About me: My name is Emily Hook though some people know me as Em or Pilomuli or Pill or Trainwreck, and I definately have too many names right now. Well I guess I am a Romani-American transwoman and entertainer. I have been attending Camp Trans since 2003 and was an advocate in 2004 and a lead advocate in 2005 and 2006 though in 2006 I had to cut out of the role early due to personal concerns. I have also performed at Camp Trans in 2004 through 2006 and was a speaker at the 2003 political rally which was held at the Camp Trans site. I have also been one of the more vocal supporters of intentional masculinities amongst transwomen, having also coined the term crowdagger as in intentional identity for those butch transwomen who want it. On top of this I am becoming more active in Romani cultural activism and hope to help raise the volume of feminist voices in my population.
Age: I will be twenty six years old on the fifth of May which is exciting but also weird since it means that there is less than half a decade till I am thirty and there is still so much I planned on having done by then.
Location: At present I am nomadic though I am on my way toward Los Angeles and will most likely be settling there for one to a few years, though I will not know if this I really want to live there again until I get there. I just recently moved from Northampton though it was in the San Fernando Valley of Los Angeles that I spent most of my life growing up. Yes I am a valley girl and yes I unintentionally bust out the accent when I get too excited.
I Identify As A: Femme Crowdagger, which is weird because the term was specifically coined to describe transwomen with intentional masculinities. But I figure it is one of those things that does not go away even if the presentation shifts around a little bit. Like how an old bulldagger is still an old bulldagger even if she suddenly decides to be femme. I also identify as a Gypsy (with a capital G please) but that is reclaimed language and not really for other people to use.
I Have Attended As A Michigan Festie: Have not yet attended the festival nor do I presently plan on it. While I am pleased with the present shift from a policy to a more vague statement of intent, my own politics and goals require that I not attend until the festival actually says that transwomen are welcome or until the culture changes so dramatically that it is a non-issue. That said I do hope to attend someday soon. In fact once my act is perfected I am planning on auditioning myself as a performer for the festival and as an out transwoman, putting the policy to a real test just for my own personal edification.
I have attended Camp Trans: I sure have, which I included up above in my first answer. Camp Trans is my dearest love to be sure and played a large role in clarifying who I am as a person. I owe my present to my history with camp more than I owe it to anything else really.
For How Many Years: 2003 through 2006.
I have camped at Camp Trans: I have camped there each year I have attended, always in the loud and substance okay zone. I love my little corner of the woods for sure.
I would like to be attend CT this year: Yes I will be there. I believe I will also be performing at camp this year though performance dates and times and schedules and everything have yet to be discussed or decided on. But if I do end up performing I am looking to do something pretty radical, the sort of final step in the development of my Trainwreck stage persona and it may involve some self-taught concertina (that is a tiny accordion) music on the sly.

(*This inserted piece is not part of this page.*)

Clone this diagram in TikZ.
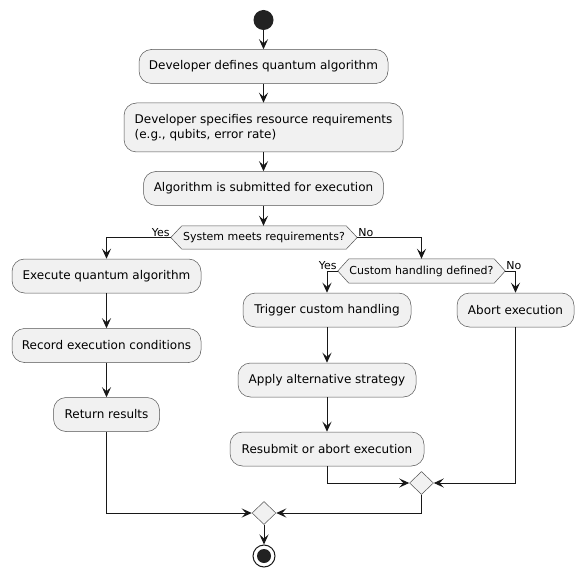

I would like camp at CT this year (2007): Yeah, I will be camping of course. I will also be making good wheat-free saffron bread in the woods since some of my fohlki have taught me how to do just that. Said saffron bread will also be used to make this really delicious kind of Romani toast that is just so swell. Like French bread, but totally not French in any way. Possibly vegan, if I can find the right ingredients.
Lastly, I boycott/boycotted Fest. Why, please explain: I think boycott is too strong a word. I have never asked someone to not attend the festival, despite having my own strong feelings about issues of solidarity and presenting a unified front and the like. I was not even a fan of the performer boycott from a few years back, being a performer myself.
Something else you should know: I am very sensitive to Romani issues and their role in contemporary race politics. Making assumptions about my people is a quick way to get on my bad side though I always happilly accept apologies, seeing as how I have had to make quite a few apologies of my own in the past. I also still do not know how I feel exactly concerning this new triptych situation of Camp Trans and Michfest and the Yellow Armbands, and I am still processing all of that even after the last few months so I am mostly going to keep quiet for awhile. Finally I may sometimes sound like I pissed off in a debate or argument but if we were friends before chances are we are still friends (unless you do something truly heinous like eat a baby just to make your point) so do not take my tone too seriously. I taste good with salt so use plenty, by all means.
Fun Fact: Ummm. Ummmmmmmmm. Ummmmmmmmmmmmm..... I got nothin.